### Request
Extract the lines that carry the string "this" from the listing.

### Input data
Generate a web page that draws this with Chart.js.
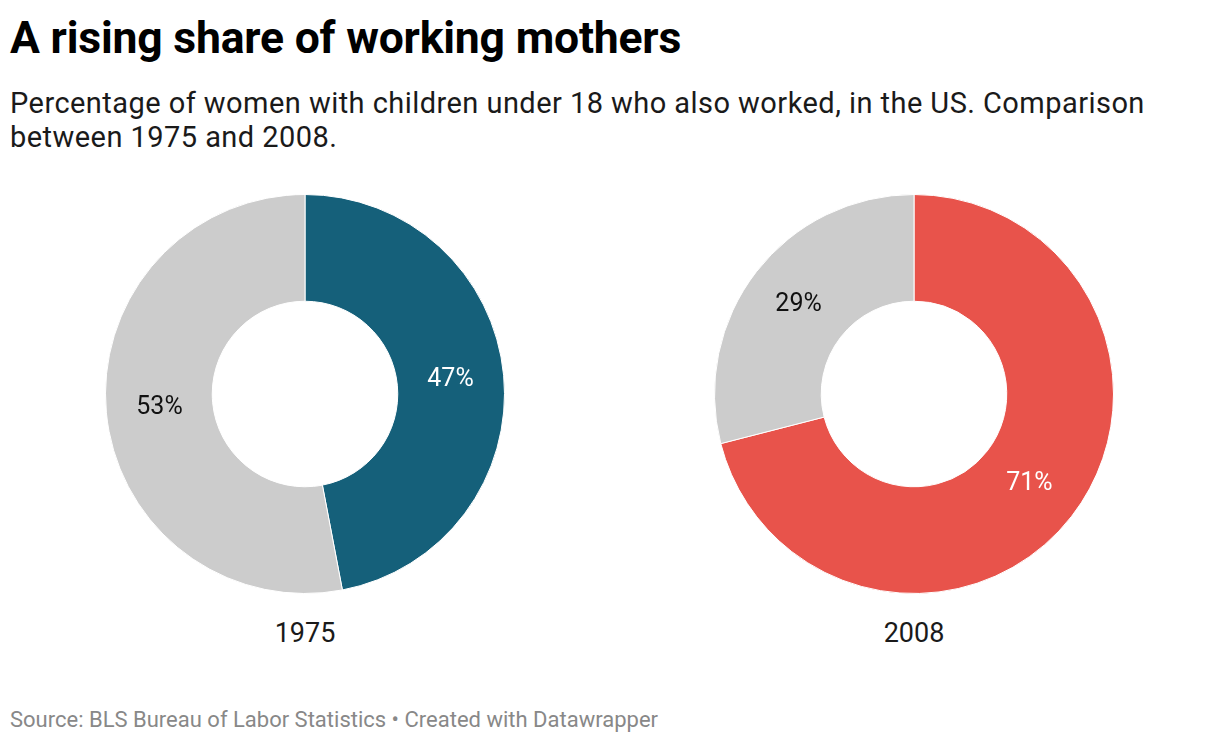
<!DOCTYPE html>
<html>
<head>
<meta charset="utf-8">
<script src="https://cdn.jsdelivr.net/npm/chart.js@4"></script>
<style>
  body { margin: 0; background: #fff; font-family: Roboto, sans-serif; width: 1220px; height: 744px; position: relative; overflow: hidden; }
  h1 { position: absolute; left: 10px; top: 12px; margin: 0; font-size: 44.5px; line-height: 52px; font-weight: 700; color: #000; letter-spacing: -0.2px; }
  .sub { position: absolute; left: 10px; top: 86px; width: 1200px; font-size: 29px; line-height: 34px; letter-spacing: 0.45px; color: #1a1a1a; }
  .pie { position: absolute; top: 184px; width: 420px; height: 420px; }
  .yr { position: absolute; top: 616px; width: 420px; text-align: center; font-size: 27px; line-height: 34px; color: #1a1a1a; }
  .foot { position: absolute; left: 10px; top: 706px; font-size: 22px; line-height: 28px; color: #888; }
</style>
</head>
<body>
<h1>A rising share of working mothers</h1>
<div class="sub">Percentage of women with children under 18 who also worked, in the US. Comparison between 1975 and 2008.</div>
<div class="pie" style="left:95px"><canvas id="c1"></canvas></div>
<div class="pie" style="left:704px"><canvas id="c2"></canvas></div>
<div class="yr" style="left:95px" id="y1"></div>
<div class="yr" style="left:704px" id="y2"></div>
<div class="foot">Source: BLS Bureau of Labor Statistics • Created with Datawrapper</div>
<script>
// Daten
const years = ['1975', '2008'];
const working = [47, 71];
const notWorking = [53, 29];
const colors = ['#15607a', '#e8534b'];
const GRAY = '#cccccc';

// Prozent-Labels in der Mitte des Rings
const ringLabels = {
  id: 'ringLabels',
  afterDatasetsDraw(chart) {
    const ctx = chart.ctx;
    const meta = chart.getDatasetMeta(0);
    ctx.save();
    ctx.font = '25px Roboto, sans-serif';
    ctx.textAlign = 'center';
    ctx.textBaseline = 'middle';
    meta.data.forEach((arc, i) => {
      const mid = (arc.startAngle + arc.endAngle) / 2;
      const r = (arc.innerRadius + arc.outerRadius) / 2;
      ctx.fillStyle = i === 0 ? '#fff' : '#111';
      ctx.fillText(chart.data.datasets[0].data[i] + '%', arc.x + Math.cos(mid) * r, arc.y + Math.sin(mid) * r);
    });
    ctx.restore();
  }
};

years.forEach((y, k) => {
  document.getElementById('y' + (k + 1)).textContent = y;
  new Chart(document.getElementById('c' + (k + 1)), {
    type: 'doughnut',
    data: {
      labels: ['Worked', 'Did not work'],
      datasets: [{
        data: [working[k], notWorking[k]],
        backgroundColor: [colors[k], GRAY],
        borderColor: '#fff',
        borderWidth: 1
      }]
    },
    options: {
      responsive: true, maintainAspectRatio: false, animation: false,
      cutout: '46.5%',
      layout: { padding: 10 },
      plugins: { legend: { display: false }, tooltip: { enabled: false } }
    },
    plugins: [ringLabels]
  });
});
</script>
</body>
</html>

==

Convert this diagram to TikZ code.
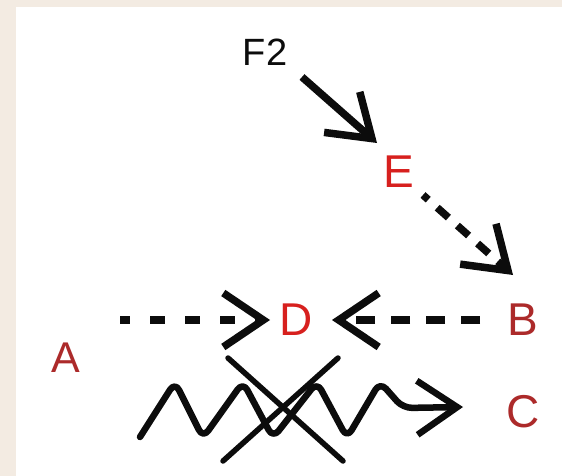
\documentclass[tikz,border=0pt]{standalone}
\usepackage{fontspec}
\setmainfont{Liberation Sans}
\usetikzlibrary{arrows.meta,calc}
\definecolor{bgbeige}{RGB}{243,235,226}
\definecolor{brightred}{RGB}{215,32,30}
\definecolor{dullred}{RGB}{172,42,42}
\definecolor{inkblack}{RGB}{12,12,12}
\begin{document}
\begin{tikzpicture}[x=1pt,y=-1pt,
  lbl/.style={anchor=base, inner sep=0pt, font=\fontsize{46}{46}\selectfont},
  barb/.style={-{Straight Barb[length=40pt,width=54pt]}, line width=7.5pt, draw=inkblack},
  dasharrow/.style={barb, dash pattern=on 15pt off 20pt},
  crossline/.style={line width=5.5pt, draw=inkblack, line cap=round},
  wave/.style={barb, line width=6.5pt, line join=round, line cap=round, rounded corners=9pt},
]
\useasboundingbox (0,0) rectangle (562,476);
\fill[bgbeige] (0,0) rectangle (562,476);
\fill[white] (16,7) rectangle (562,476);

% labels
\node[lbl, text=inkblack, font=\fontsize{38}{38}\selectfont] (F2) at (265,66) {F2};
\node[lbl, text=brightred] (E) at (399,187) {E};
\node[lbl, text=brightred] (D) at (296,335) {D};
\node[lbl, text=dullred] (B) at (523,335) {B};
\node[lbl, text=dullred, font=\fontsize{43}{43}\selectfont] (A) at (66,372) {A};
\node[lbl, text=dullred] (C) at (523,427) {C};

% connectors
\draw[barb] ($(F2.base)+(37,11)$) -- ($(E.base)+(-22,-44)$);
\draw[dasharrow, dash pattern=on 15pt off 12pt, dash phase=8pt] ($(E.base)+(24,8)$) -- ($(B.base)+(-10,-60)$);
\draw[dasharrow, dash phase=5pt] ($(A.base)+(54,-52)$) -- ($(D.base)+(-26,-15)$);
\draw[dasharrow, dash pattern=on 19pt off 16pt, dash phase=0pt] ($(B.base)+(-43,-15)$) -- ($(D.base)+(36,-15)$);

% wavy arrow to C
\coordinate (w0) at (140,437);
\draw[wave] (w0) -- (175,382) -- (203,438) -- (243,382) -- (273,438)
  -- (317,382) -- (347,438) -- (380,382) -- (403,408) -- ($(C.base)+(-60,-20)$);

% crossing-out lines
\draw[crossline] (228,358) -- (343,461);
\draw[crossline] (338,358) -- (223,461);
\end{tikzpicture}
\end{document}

### Task solution
Generate a web page that draws this with Chart.js.
Convert this diagram to TikZ code.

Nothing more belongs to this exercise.